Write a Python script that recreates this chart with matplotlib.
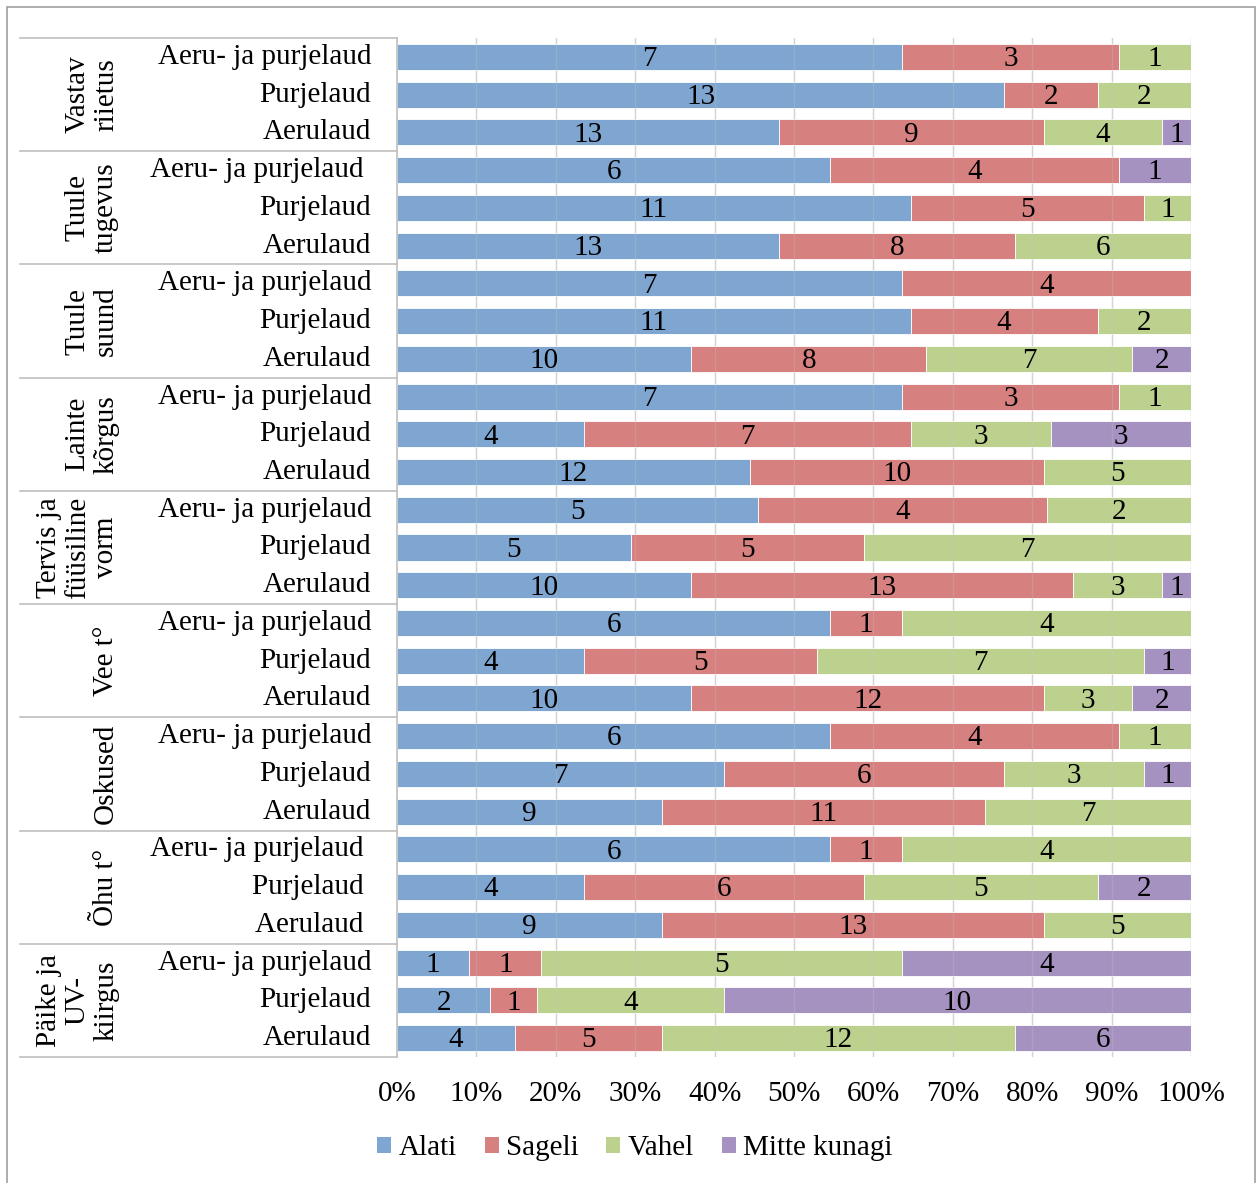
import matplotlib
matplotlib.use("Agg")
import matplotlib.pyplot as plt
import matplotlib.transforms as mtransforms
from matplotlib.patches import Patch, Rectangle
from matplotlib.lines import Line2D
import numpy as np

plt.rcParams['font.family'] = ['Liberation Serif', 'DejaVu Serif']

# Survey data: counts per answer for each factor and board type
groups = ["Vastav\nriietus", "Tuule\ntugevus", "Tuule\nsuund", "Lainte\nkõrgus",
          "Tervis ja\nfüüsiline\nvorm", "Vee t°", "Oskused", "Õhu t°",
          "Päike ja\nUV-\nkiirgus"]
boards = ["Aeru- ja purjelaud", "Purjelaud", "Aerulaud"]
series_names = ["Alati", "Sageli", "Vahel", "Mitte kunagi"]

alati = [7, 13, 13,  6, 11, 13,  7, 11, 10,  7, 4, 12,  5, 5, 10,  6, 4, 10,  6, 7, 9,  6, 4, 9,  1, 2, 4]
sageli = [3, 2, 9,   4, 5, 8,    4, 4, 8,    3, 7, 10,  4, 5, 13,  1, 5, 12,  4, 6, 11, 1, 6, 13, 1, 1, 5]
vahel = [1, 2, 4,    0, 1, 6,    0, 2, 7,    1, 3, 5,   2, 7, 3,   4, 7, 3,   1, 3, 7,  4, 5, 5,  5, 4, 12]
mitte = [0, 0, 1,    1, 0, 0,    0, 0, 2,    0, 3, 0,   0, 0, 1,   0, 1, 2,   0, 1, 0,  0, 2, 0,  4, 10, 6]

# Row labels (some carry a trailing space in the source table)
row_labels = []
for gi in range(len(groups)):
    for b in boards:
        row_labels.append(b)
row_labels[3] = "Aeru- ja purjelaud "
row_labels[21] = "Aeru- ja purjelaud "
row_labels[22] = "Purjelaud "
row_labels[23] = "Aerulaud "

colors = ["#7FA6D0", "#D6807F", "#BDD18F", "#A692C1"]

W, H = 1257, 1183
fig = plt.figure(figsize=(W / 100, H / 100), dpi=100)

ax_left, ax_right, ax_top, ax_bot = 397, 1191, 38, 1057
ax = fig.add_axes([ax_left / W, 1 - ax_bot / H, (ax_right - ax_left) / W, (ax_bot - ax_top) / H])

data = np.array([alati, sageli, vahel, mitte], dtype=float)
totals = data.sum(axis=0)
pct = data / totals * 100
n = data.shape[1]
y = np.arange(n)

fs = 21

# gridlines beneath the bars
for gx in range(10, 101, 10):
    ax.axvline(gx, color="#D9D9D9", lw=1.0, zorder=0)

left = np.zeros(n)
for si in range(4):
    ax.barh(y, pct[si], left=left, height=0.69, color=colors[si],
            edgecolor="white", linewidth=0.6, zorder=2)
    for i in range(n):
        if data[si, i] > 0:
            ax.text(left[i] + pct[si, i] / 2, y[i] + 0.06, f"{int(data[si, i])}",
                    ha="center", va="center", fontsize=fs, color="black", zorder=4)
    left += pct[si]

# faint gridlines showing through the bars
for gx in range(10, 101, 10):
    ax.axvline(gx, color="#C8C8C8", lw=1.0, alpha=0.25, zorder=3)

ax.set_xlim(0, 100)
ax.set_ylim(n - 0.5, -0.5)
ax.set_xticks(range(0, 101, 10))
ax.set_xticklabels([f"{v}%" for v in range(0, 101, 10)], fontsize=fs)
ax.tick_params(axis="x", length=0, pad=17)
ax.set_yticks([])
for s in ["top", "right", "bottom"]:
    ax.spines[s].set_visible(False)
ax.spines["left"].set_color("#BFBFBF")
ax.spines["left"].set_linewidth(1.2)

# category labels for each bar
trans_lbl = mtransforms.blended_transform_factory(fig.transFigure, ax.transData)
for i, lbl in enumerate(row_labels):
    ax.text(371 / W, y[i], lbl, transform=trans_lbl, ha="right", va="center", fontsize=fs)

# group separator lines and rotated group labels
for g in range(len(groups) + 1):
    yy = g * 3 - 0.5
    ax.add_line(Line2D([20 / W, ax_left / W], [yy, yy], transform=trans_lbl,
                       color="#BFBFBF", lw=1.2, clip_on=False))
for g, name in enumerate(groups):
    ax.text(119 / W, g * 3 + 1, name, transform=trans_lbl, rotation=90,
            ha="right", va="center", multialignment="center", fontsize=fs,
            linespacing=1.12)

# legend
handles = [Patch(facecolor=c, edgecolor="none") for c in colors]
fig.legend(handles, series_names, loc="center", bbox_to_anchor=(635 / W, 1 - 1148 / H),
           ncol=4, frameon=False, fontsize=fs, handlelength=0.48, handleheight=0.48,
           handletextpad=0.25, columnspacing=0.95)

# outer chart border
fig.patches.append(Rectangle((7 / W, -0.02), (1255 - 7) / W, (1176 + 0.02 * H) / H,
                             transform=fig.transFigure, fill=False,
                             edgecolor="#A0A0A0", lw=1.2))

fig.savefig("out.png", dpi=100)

◇ ◇ ◇ ◇

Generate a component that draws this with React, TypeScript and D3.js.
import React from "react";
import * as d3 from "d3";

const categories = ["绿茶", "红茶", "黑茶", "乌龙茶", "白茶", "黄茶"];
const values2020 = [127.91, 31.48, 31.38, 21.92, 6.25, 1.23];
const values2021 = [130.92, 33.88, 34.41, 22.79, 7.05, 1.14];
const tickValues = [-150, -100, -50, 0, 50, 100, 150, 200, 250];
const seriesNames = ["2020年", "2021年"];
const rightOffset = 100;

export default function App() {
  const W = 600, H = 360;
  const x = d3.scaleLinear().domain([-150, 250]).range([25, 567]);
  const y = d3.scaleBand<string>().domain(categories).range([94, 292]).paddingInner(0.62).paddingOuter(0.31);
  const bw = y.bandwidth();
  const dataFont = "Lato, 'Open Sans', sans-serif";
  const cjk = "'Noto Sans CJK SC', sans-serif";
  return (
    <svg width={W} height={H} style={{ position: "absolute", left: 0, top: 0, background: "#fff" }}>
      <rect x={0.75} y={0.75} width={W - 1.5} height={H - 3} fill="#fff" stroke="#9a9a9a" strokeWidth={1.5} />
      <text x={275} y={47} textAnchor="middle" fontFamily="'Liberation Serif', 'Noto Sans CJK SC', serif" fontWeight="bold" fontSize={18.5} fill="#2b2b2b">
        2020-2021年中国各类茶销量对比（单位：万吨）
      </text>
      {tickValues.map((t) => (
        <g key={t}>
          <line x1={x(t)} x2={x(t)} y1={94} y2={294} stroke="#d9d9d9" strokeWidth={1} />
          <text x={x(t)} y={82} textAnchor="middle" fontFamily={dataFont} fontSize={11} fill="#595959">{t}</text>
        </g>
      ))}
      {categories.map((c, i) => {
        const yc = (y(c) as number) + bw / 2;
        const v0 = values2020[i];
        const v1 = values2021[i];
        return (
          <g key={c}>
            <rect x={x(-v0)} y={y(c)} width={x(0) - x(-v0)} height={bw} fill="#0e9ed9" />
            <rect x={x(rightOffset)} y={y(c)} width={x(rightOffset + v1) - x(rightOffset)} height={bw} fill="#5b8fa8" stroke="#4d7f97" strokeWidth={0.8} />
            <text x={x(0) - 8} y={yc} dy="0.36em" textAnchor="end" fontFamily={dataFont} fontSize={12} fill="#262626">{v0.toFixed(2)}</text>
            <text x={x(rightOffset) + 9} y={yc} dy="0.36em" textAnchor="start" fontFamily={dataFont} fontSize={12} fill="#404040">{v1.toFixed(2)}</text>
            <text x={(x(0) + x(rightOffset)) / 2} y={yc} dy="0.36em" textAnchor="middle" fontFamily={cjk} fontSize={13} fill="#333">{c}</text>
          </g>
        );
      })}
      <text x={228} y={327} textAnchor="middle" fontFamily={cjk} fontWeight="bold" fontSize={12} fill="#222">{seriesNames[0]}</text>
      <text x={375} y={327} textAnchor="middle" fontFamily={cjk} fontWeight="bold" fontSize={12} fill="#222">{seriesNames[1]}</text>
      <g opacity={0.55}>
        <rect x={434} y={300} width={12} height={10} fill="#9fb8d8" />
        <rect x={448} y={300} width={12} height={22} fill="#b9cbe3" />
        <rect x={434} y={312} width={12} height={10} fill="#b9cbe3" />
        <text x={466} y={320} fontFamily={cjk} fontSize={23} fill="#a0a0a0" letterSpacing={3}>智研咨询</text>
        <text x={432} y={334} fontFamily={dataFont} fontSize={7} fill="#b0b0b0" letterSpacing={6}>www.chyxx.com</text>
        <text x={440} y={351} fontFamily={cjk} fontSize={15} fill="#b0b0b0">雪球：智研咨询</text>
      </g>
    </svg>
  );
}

◇ ◇ ◇ ◇

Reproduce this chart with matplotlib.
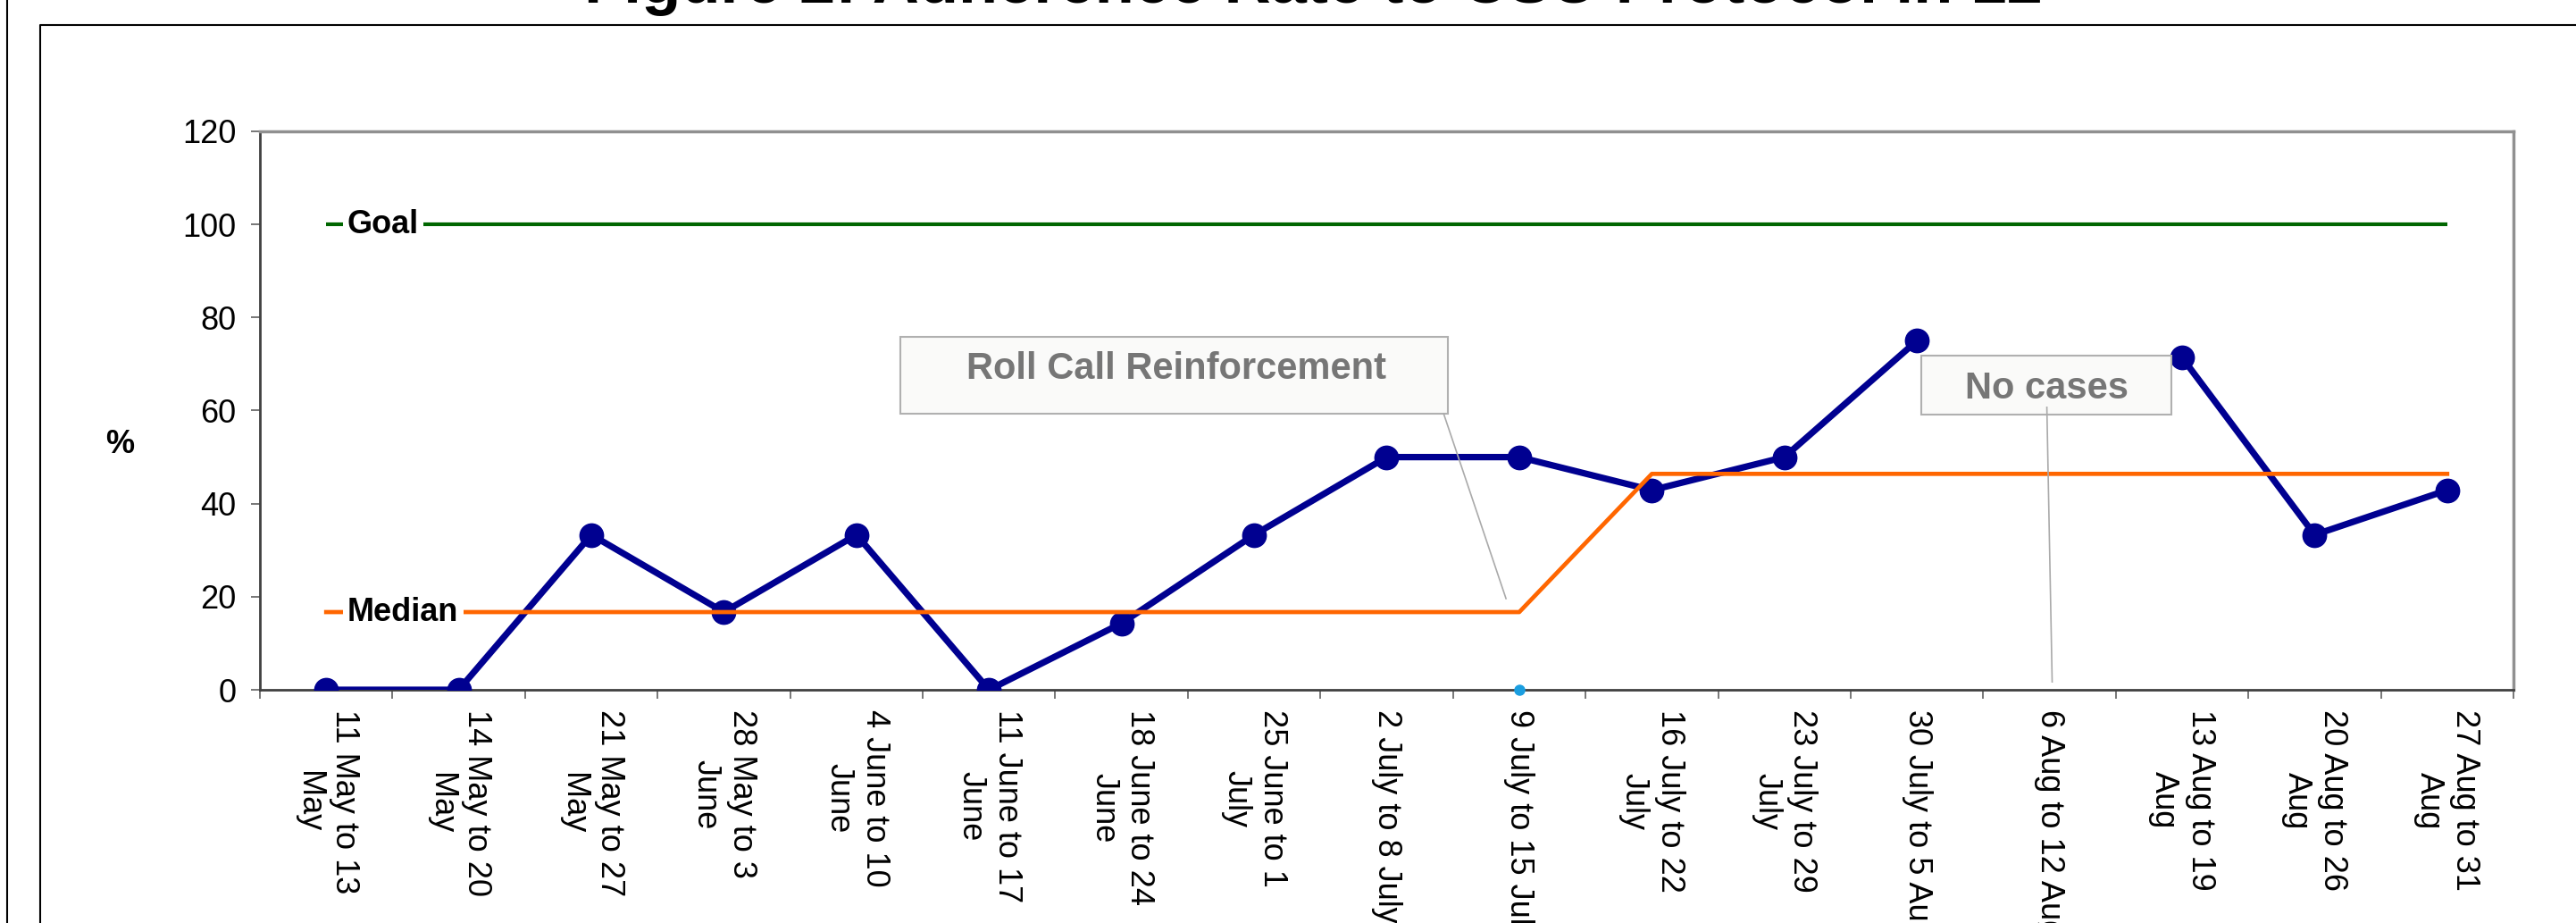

◇ ◇ ◇ ◇

## Stated exercise
Nothing but the lines from the one containing "Write a Python" through the one containing "plt.rcParams['font.family'] = ['Liberation" should be echoed, each exactly as it stands; pictures are excluded.

## Task answer
Write a Python script that recreates this chart with matplotlib.
import matplotlib
matplotlib.use("Agg")
import matplotlib.pyplot as plt
import matplotlib.transforms as mtransforms
from matplotlib.patches import Patch, Rectangle
from matplotlib.lines import Line2D
import numpy as np

plt.rcParams['font.family'] = ['Liberation Serif', 'DejaVu Serif']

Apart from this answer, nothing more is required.